Rifkind himself epitomises a committee made up of trusted defenders of bourgeois interests that will never do anything to hinder the activities of the secret services. He began his “Today” interview by declaring of Snowden that “Revealing classified information is normally a criminal offence and leads to various consequences.”
This week Rifkind is in Washington to meet with representatives of the NSA and the CIA and the intelligence committees of the US Senate and the House of Representatives.
Civil liberties organisations Index on Censorship, English PEN and the Open Rights Group have issued a joint statement condemning mass surveillance because it “chills freedom of expression and undermines our fundamental rights to freedom of expression and privacy.”

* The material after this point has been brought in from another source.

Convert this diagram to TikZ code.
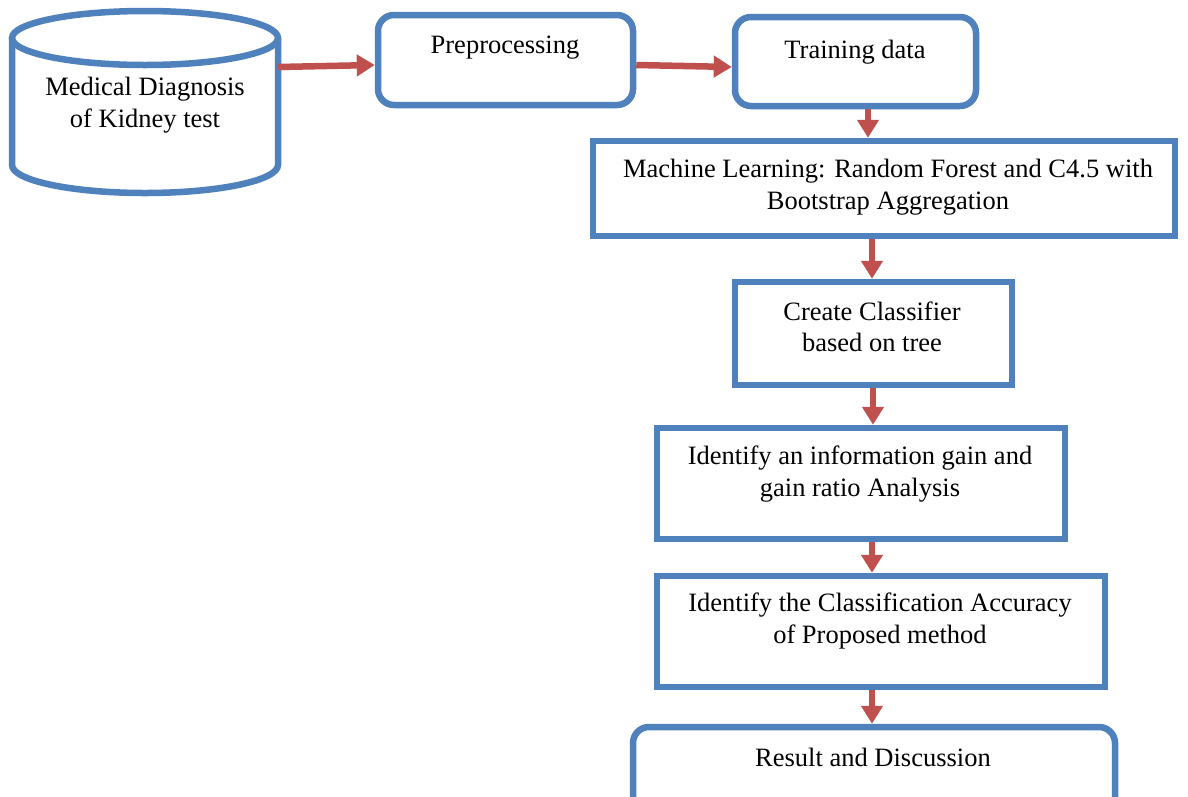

In contrast, Labour has made only the merest show of concern over the revelations of high-level criminality at GCHQ, MI5 and MI6—and always from the standpoint of concern that trust in the security services has been undermined by the revelations.
Shadow Foreign Secretary Douglas Alexander told “Today” it was “vital” that the public had confidence that the security and intelligence services were “operating within a framework of accountability and legality … in particular in relation to our vital information-sharing relationship with the United States.”
Shadow Home Secretary Yvette Cooper added, “It is important for the UK intelligence community to be able to gather information from abroad including from the United States, particularly in the vital counter-terror work they do,” providing only that there is “proper oversight and checks and balances to make sure intelligence powers are not misused.”
Concern for the implications of the revelations for the credibility of the state was shared by leading Guardian columnist Polly Toynbee. “Everywhere the idea of the good state is under siege,” she writes. “However counterintuitive in this era, Labour needs to hymn the good the state does and the civilising value of what taxes buy—health, education, safety, proud public spaces.”